Nikolaus Rath's Website

Why you should give Mercurial a shot

Git has arguable become the most widely used version control system in the open-source and free software communities. However, I believe this is mostly thanks to the amazing features of GitHub rather than the virtues of Git itself. As a matter of fact, I believe that if you can live without GitHub and don't need to manage a code base as large as e.g. the Linux kernel, you are much better of using Mercurial.

Before you continue with this post, please take a moment to read my previous article on the differences between Git and Mercurial to ensure that you're up to date and differences and similarities. With that settled, let's reflect on why you really should be using Mercurial for most of your projects.

Mercurial requires fewer concepts to grasp

There are only a few things you need to understand to use Mercurial efficiently:

  • Mercurial tracks changes to files in form of commits
  • Commits form a directed graph (each commit has one or two ancestors and zero or more children)
  • Tags are named commits, and heads are commits without children (i.e, the ones holding your most recent changes)
  • Bookmarks are pointers to commits that typically move to the youngest commit in a lineage.
  • Pulling from a remote repository adds additional commits into your local graph, and pushing to a repository puts your commits into the remote graph.
  • Merging means to create a new commit that combines the changes made in both of its parents.

Most of these concepts have close analogues in Git - but Git also introduces several additional ones, and then ties them all together so that you cannot just ignore the extra complexity.

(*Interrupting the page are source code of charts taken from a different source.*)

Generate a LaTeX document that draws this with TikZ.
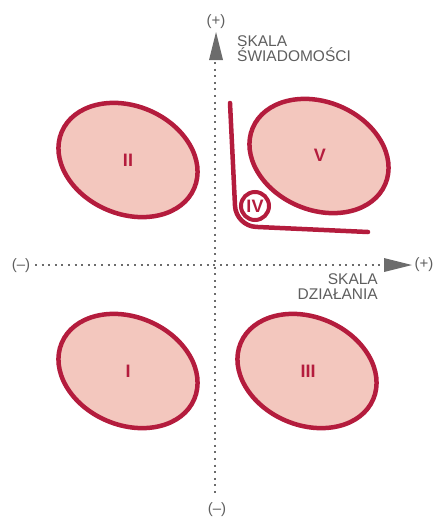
\documentclass[tikz,border=0pt]{standalone}
\usepackage{fontspec}
\setmainfont{Liberation Sans}
\definecolor{crimson}{HTML}{B41C3D}
\definecolor{blush}{HTML}{F3C7BE}
\definecolor{axisgrey}{HTML}{6C6C6C}
\definecolor{labelgrey}{HTML}{5E5E5E}
\begin{document}
\begin{tikzpicture}[x=1pt,y=-1pt,
  zone/.style={draw=crimson, fill=blush, line width=4.5pt},
  numeral/.style={text=crimson, font=\bfseries\fontsize{18}{18}\selectfont, inner sep=0pt},
  axislabel/.style={text=labelgrey, font=\fontsize{15.5}{14.5}\selectfont, inner sep=0pt},
  sign/.style={text=labelgrey, font=\fontsize{15}{15}\selectfont, inner sep=0pt},
  dots/.style={axisgrey, line width=1.6pt, dash pattern=on 2pt off 4.6pt},
  tiphead/.style={fill=axisgrey},
  cornerline/.style={draw=crimson, line width=4.5pt, rounded corners=20pt, line cap=round}
]
\useasboundingbox (0,0) rectangle (434,520);

% end labels of the two scales
\node[sign] (ypos) at (216,22) {(+)};
\node[sign] (yneg) at (217,510) {(–)};
\node[sign] (xneg) at (21,266) {(–)};
\node[sign] (xpos) at (424,265) {(+)};

% dotted axes with their arrow heads
\coordinate (ytop) at (215,62);
\coordinate (ybot) at (215,496);
\coordinate (xleft) at (35,265);
\coordinate (xright) at (383,265);
\draw[dots] (ytop) -- (ybot);
\draw[dots] (xleft) -- (xright);
\fill[tiphead] (216,32) -- (223,60) -- (209,60) -- cycle;
\fill[tiphead] (412,265) -- (384,258) -- (384,272) -- cycle;

% axis names
\node[axislabel, align=left, anchor=north west] (sk) at (237,35.5) {SKALA\\ŚWIADOMOŚCI};
\node[axislabel, align=right, anchor=north east] (dz) at (378,273.5) {SKALA\\DZIAŁANIA};

% the four oval zones
\foreach \cx/\cy in {128/160, 128/371, 307/371, 319/156}
  \draw[zone, shift={(\cx,\cy)}, rotate=-23] (0,0) ellipse [x radius=72pt, y radius=54pt];

\node[numeral] (z2) at (128,160) {II};
\node[numeral] (z1) at (128,371) {I};
\node[numeral] (z3) at (308,371) {III};
\node[numeral] (z5) at (320,155) {V};

% zone IV: small circle in the bend of the corner line
\coordinate (bt) at (230,103);
\coordinate (bc) at (236,226);
\coordinate (be) at (368,232);
\draw[cornerline] (bt) -- (bc) -- (be);
\node[numeral, draw=crimson, line width=4pt, fill=white, circle, minimum size=28pt] (z4) at (255,206) {IV};
\end{tikzpicture}
\end{document}
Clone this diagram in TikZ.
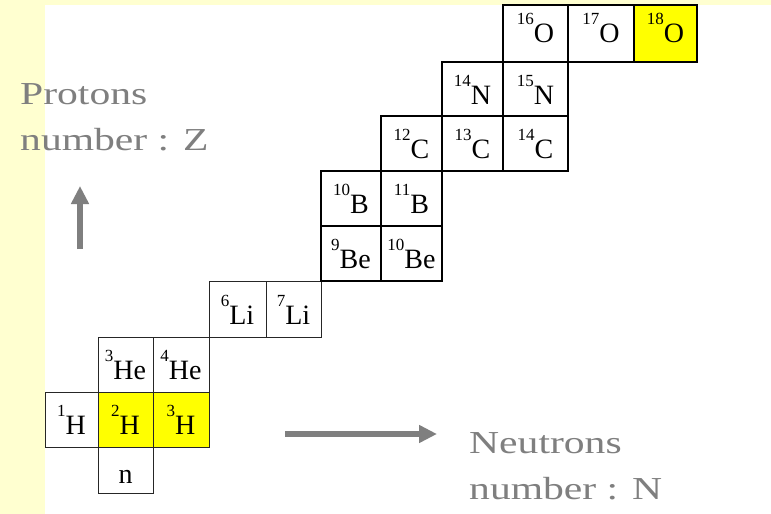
\documentclass[tikz,border=0pt]{standalone}
\usepackage{fontspec}
\setmainfont{Liberation Serif}
\newfontfamily\axisfont[FakeStretch=1.3]{Liberation Serif}
\usepackage{tikz}
\usetikzlibrary{arrows.meta}
\usepackage{xcolor}
\definecolor{slidebg}{RGB}{255, 255, 208}
\definecolor{axisgray}{RGB}{127, 127, 127}
\definecolor{hilite}{RGB}{255, 255, 0}

\newcommand{\nuc}[2]{\raisebox{18pt}{\fontsize{17}{17}\selectfont #1}#2}

\begin{document}
\begin{tikzpicture}[
  x=1pt, y=-1pt,
  cell/.style={draw, inner sep=0pt, minimum width=#1, minimum height=55pt,
    text height=30pt, text depth=0pt, font=\fontsize{28}{28}\selectfont},
  low/.style={line width=0.9pt, draw=black!85},
  high/.style={line width=1.8pt},
  axis/.style={line width=5.5pt, axisgray, -{Triangle[length=18pt, width=17pt]}},
  axislabel/.style={axisgray, align=left, inner sep=0pt,
    font=\axisfont\fontsize{32}{46}\selectfont}
]
  % --- Slide background ---
  \fill[slidebg] (0,0) rectangle (771,514);
  \fill[white] (45,5) rectangle (771,514);

  % --- Light nuclei: n, H, He, Li ---
  \node[cell=55pt, low, minimum height=46pt, text height=26pt] (n) at (125.5,470) {n};
  \node[cell=53pt, low] (h1) at (71.5,419.5) {\nuc{1}{H}};
  \node[cell=55pt, low, fill=hilite] (h2) at (125.5,419.5) {\nuc{2}{H}};
  \node[cell=56pt, low, fill=hilite] (h3) at (181,419.5) {\nuc{3}{H}};
  \node[cell=55pt, low] (he3) at (125.5,364.5) {\nuc{3}{He}};
  \node[cell=56pt, low] (he4) at (181,364.5) {\nuc{4}{He}};
  \node[cell=57pt, low, minimum height=56pt] (li6) at (237.5,309) {\nuc{6}{Li}};
  \node[cell=55pt, low, minimum height=56pt] (li7) at (293.5,309) {\nuc{7}{Li}};

  % --- Be, B ---
  \node[cell=60pt, high] (be9) at (351,253.5) {\nuc{9}{Be}};
  \node[cell=61pt, high] (be10) at (411.5,253.5) {\nuc{10}{Be}};
  \node[cell=60pt, high] (b10) at (351,198.5) {\nuc{10}{B}};
  \node[cell=61pt, high] (b11) at (411.5,198.5) {\nuc{11}{B}};

  % --- C, N ---
  \node[cell=61pt, high] (c12) at (411.5,143.5) {\nuc{12}{C}};
  \node[cell=61pt, high] (c13) at (472.5,143.5) {\nuc{13}{C}};
  \node[cell=65pt, high] (c14) at (535.5,143.5) {\nuc{14}{C}};
  \node[cell=61pt, high, minimum height=54pt] (n14) at (472.5,89) {\nuc{14}{N}};
  \node[cell=65pt, high, minimum height=54pt] (n15) at (535.5,89) {\nuc{15}{N}};

  % --- O ---
  \node[cell=65pt, high, minimum height=57pt, text depth=12pt] (o16) at (535.5,33.5) {\nuc{16}{O}};
  \node[cell=66pt, high, minimum height=57pt, text depth=12pt] (o17) at (601,33.5) {\nuc{17}{O}};
  \node[cell=63pt, high, minimum height=57pt, text depth=12pt, fill=hilite] (o18) at (665.5,33.5) {\nuc{18}{O}};

  % --- Axes ---
  \node[axislabel, anchor=base west] (zlabel) at (20,150) {Protons\\number : Z};
  \coordinate (zfoot) at (80,249);
  \coordinate (ztip) at (80,186);
  \draw[axis] (zfoot) -- (ztip);

  \node[axislabel, anchor=base west] (nlabel) at (469,499) {Neutrons\\number : N};
  \coordinate (nfoot) at (285,434);
  \coordinate (ntip) at (437,434);
  \draw[axis] (nfoot) -- (ntip);
\end{tikzpicture}
\end{document}
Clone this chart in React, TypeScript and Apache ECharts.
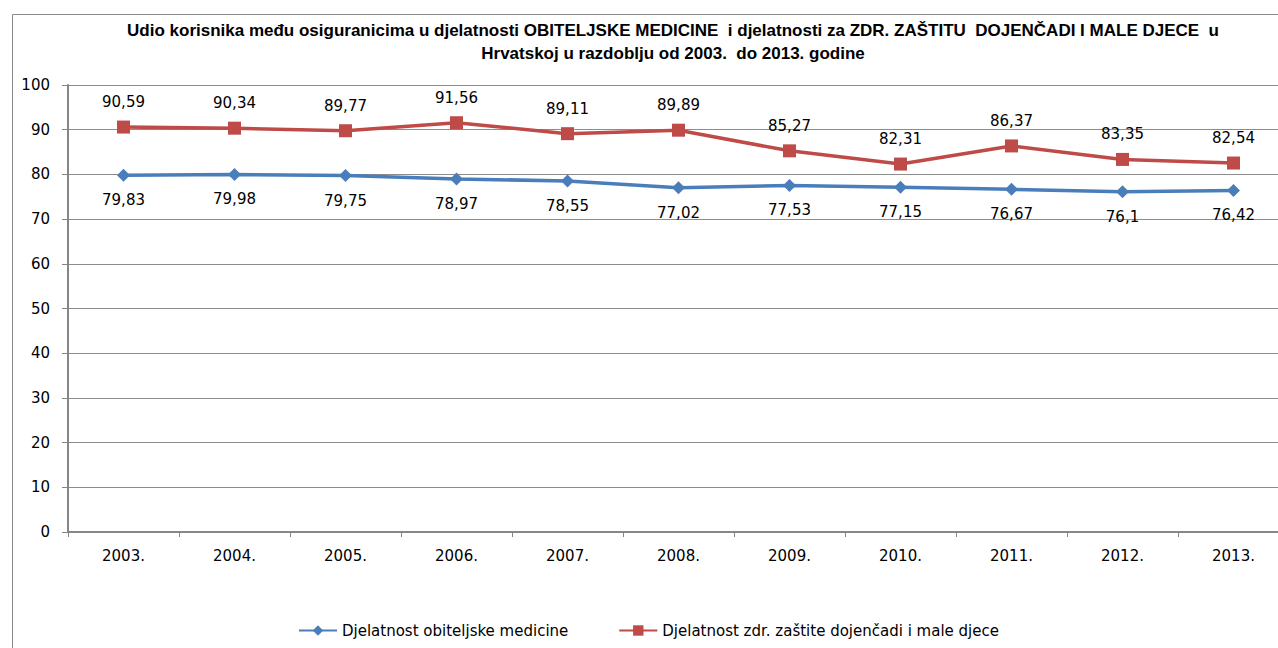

Many of these additional features go under the headline of "plumbing layer". In theory there are "high-level" Git commands that don't require you to know about the lower level details, and "plumbing-layer" commands that you should need only if you want to do unusual things. In practice, this separation unfortunately does not work out. While you rarely need the plumbing layer commands, using Git effectively still requires you to understand and be aware of the lower-level details. So let's take a look at what this means in practice...

Using Git takes up more mental capacity

The "minimum working knowledge" that you have to keep in your mind when using Git amounts to something like this:

  • Git stores (de-duplicated) "objects" that are identified by their hash values. Each object has a type and a value.
  • Git can store snapshots of a directory tree in these objects. The data is stored in "blob" objects, and the list of blobs that constitute a snapshot is stored in a "tree" object.
  • Git can order the snapshots into a directed graph that tracks changes to files over time. This is done by creating "commit" objects.
  • There is one special tree object called the "index". Commits can be created from the index, or directly from the file system.
  • Tags are pointers to commits, HEAD is a pointer to the most-recently checked out commit.
  • Branches are pointers to commits that typically move to the youngest commit in a lineage
  • A commit that has no descendants and no branch or tag pointing at it is in a "limbo" state: it does not exist in the commit graph and it will deleted when the next "garbage collection" runs. But it is still a regular "commit" object and (as long as it has not been garbage collected) you can still add a reference to it to make it part of the commit graph.
  • If you pull from a remote repository, the remote snapshots are added to your local repository. However, this would leave them in limbo (because nothing is pointing at them) so Git needs to assign a name to them. This is done by creating "remote tracking branch". If you repeatedly pull from a repository, the branch labels need to be moved from the old leafs to the new leafs -- which is called a "fast-forward merge" (even though nothing is merged).
  • Similarly, if you push to a remote repository, Git needs to tell the remote repository what branch name to attach to the new leafs. If this leaves other leafs without label, the operation is forbidded and you first need to create a new commit that descends from the leaf that you actually want to push, and the leaf that's going to be orphaned. This is called a merge (an actual one, not a fast-forward one). Alternatively, you can force the push, which will put the orphaned leaf into the aforementioned limbo - it may be garbage-collected or it may be revived by someone else pushing a new, named descendant.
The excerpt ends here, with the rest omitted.